The last one annoys me. It’s a perfect ICP match. They signed up, were onboarded, and started using the product, but they ultimately chose to stay with their current solution. Ouch...

Learnings from the churned customers

What we are doing right:

  • Features – Herodesk has the features that our customers need. More will be added, but we’re not losing sales due to a lack of features right now.
  • Pricing—There have been no complaints about the product being too expensive. You might even argue it’s too cheap, but that’s another discussion for another day.

What needs to be improved:

  • Onboarding – Better use of data to tailor the onboarding process for each customer.
  • User Experience – Keep iterating and improving the user interface and user experience when using Herodesk.
  • High Churn Risk Detection – Use the available data to identify high-churn-risk customers and reach out to them to prevent them from churning before it happens (this is super difficult, but if done right, it can avoid some - not all - churn).

Although customer churn sucks, it’s one of the best moments to learn.

Currently, I’m manually reaching out to customers who have cancelled their subscriptions. Thanks to our business model, there’s always a delay between subscription cancellation and actual downgrade, as the latter doesn’t happen until the prepaid subscription expires. That gives me a chance to reach out and ask what’s going on.

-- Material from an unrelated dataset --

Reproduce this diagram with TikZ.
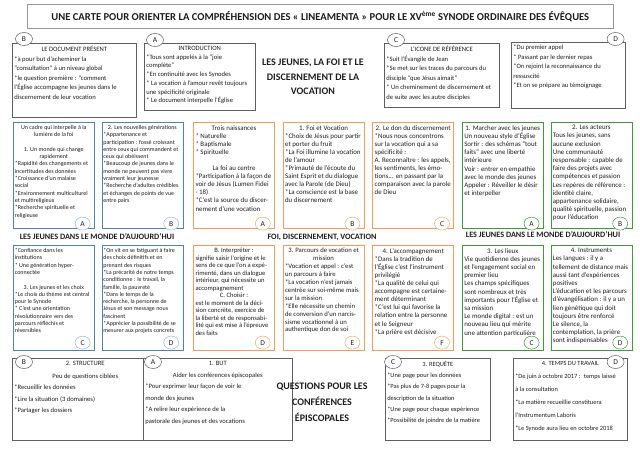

It’s simple: I’ll email them a prepared template. If they don’t reply, I’ll call them. I’m always asking the same three questions:

  • Why did you decide to cancel your subscription?
  • What could we have done better?
  • Is there anything we can do to change your mind?

Best case scenario? They re-activate their subscription.

Worst case scenario? We learn what went wrong and can use that knowledge to improve.